Ordo was doing pretty well for a four-year-old soldier.

They could learn to be heroes tomorrow. Tonight they needed to be children, reassured that the storm was not a battlefield, and so was nothing to fear.

The lightning illuminated the room in brief, fierce white light: Ordo flinched again. Skirata laid his hand on the boy's head and ruffled his hair.

“It's okay, Ord'ika,” he said softly. “I'm here, son. I'm here.”

Eight years later: Special Forces SO Brigade HQ Barracks, Coruscant, five days after the Battle of Geonosis

Skirata had been detained by Coruscant Security Force officers and for once in his life he hadn't put up a fight.

Technically, he'd been arrested. And now he was the most relieved man in the galaxy, as well as the happiest. He jumped out of the police patrol speeder and winced at the sharp pain in his ankle as he hit the ground. He'd get that sorted out sooner or later, but now wasn't the time.

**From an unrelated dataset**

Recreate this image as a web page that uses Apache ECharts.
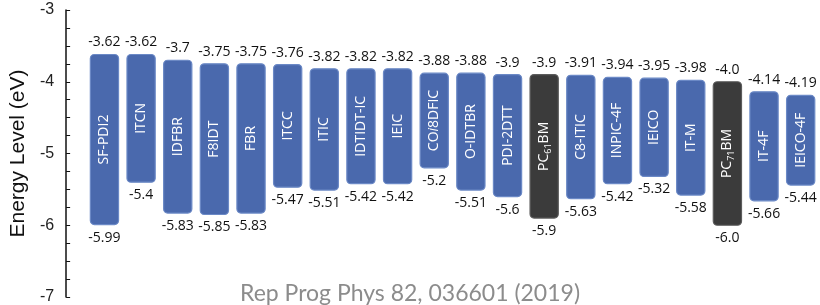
<!DOCTYPE html>
<html>
<head>
<meta charset="utf-8">
<script src="https://cdn.jsdelivr.net/npm/echarts@6/dist/echarts.min.js"></script>
<style>html,body{margin:0;padding:0;background:#fff}#c{width:820px;height:305px}</style>
</head>
<body>
<div id="c"></div>
<script>
const materials = ['SF-PDI2','ITCN','IDFBR','F8IDT','FBR','ITCC','ITIC','IDTIDT-IC','IEIC','CO{i|i}8DFIC','O-IDTBR','PDI-2DTT','PC{s|61}BM','C8-ITIC','INPIC-4F','IEICO','IT-M','PC{s|71}BM','IT-4F','IEICO-4F'];
const materialKind = ['nfa','nfa','nfa','nfa','nfa','nfa','nfa','nfa','nfa','nfa','nfa','nfa','fullerene','nfa','nfa','nfa','nfa','fullerene','nfa','nfa'];
const lumo = [-3.62,-3.62,-3.7,-3.75,-3.75,-3.76,-3.82,-3.82,-3.82,-3.88,-3.88,-3.9,-3.9,-3.91,-3.94,-3.95,-3.98,-4.0,-4.14,-4.19];
const homo = [-5.99,-5.4,-5.83,-5.85,-5.83,-5.47,-5.51,-5.42,-5.42,-5.2,-5.51,-5.6,-5.9,-5.63,-5.42,-5.32,-5.58,-6.0,-5.66,-5.44];
const lumoText = ['-3.62','-3.62','-3.7','-3.75','-3.75','-3.76','-3.82','-3.82','-3.82','-3.88','-3.88','-3.9','-3.9','-3.91','-3.94','-3.95','-3.98','-4.0','-4.14','-4.19'];
const homoText = ['-5.99','-5.4','-5.83','-5.85','-5.83','-5.47','-5.51','-5.42','-5.42','-5.2','-5.51','-5.6','-5.9','-5.63','-5.42','-5.32','-5.58','-6.0','-5.66','-5.44'];
const yTicks = [-7,-6,-5,-4,-3];
const yTitle = 'Energy Level (eV)';
const sourceText = 'Rep Prog Phys 82, 036601 (2019)';

const data = materials.map((m, i) => [i, lumo[i], homo[i]]);
const chart = echarts.init(document.getElementById('c'));
const valFont = '14px "Open Sans"';

chart.setOption({
  animation: false,
  title: {
    text: sourceText, left: 'center', top: 277,
    textStyle: {fontFamily: 'Lato', fontSize: 23, fontWeight: 'normal', color: '#8c8c8c'}
  },
  grid: {left: 82, right: 1, top: 10, bottom: 8},
  xAxis: {
    type: 'category', data: materials.map((m, i) => i),
    axisLine: {show: false}, axisTick: {show: false}, axisLabel: {show: false}, splitLine: {show: false}
  },
  yAxis: {
    type: 'value', min: yTicks[0], max: yTicks[yTicks.length - 1], interval: 1, offset: 20,
    name: yTitle, nameLocation: 'middle', nameGap: 33,
    nameTextStyle: {fontFamily: 'Liberation Sans', fontSize: 21, color: '#111'},
    axisLine: {show: true, lineStyle: {color: '#111', width: 1.5}},
    axisTick: {show: true, inside: true, length: 4, lineStyle: {color: '#111', width: 1}},
    minorTick: {show: true, splitNumber: 4, length: 4, lineStyle: {color: '#111', width: 1}},
    axisLabel: {fontFamily: 'Liberation Sans', fontSize: 16, color: '#222', margin: 12},
    splitLine: {show: false}
  },
  series: [{
    type: 'custom',
    data: data,
    encode: {x: 0, y: [1, 2]},
    renderItem: function (params, api) {
      const i = api.value(0);
      const p1 = api.coord([i, api.value(1)]);
      const p2 = api.coord([i, api.value(2)]);
      const bw = api.size([1, 0])[0] * 0.77;
      const dark = materialKind[i] === 'fullerene';
      const x0 = p1[0] - bw / 2;
      const h = p2[1] - p1[1];
      return {
        type: 'group',
        children: [
          {
            type: 'rect',
            shape: {x: x0, y: p1[1], width: bw, height: h, r: 4},
            style: {
              fill: dark ? '#3b3b3b' : '#4a69ad',
              stroke: dark ? '#5c5c5c' : '#6b89c6',
              lineWidth: 1.2
            }
          },
          {
            type: 'text',
            x: p1[0], y: p1[1] + h / 2,
            rotation: Math.PI / 2,
            style: {
              text: materials[i], x: 0, y: 0, align: 'center', verticalAlign: 'middle',
              fill: '#ffffff', font: '14px "Open Sans"', lineHeight: 18,
              rich: {
                s: {fontSize: 9, fontFamily: 'Open Sans', fill: '#ffffff', verticalAlign: 'bottom', lineHeight: 10},
                i: {fontSize: 14, fontFamily: 'Open Sans', fontStyle: 'italic', fill: '#ffffff', lineHeight: 18}
              }
            }
          },
          {
            type: 'text',
            style: {text: lumoText[i], x: p1[0], y: p1[1] - 5, align: 'center', verticalAlign: 'bottom', fill: '#111', font: valFont}
          },
          {
            type: 'text',
            style: {text: homoText[i], x: p2[0], y: p2[1] + 6, align: 'center', verticalAlign: 'top', fill: '#111', font: valFont}
          }
        ]
      };
    }
  }]
});
</script>
</body>
</html>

“Wow, take a look at that,” the pilot said. “They're holding off special ops squads there. You sure there's only six of 'em?”

“Yeah, six is overkill,” Skirata said, discreetly patting his pockets and sleeves to make sure the assorted tools of his trade were in place and ready for use. It was just habit. “But they're probably scared.”

“They're scared?” The pilot snorted. “Hey, you know Fett's dead? Windu topped him.”

“I know,” Skirata said, fighting the urge to ask if he also knew what had happened to little Boba. If the kid was still alive, he needed a dad. “Let's hope the Jedi don't have a problem with all of us Mando'ade.”

The pilot closed the hatch, and Skirata limped across the barracks landing pad. Jedi general Iri Camas, hands on hips with his brown robes flapping in the breeze, watched in a way that Skirata could only describe as suspicious. Two clone troopers waited with him. Skirata thought the Jedi should get his long white hair cut: it wasn't practical or becoming for a soldier to wear his hair to his shoulders.

“Thank you for responding, Sergeant,” Camas said. “And I apologize for the manner of your return. I realize your contract is completed now, so you owe us nothing.”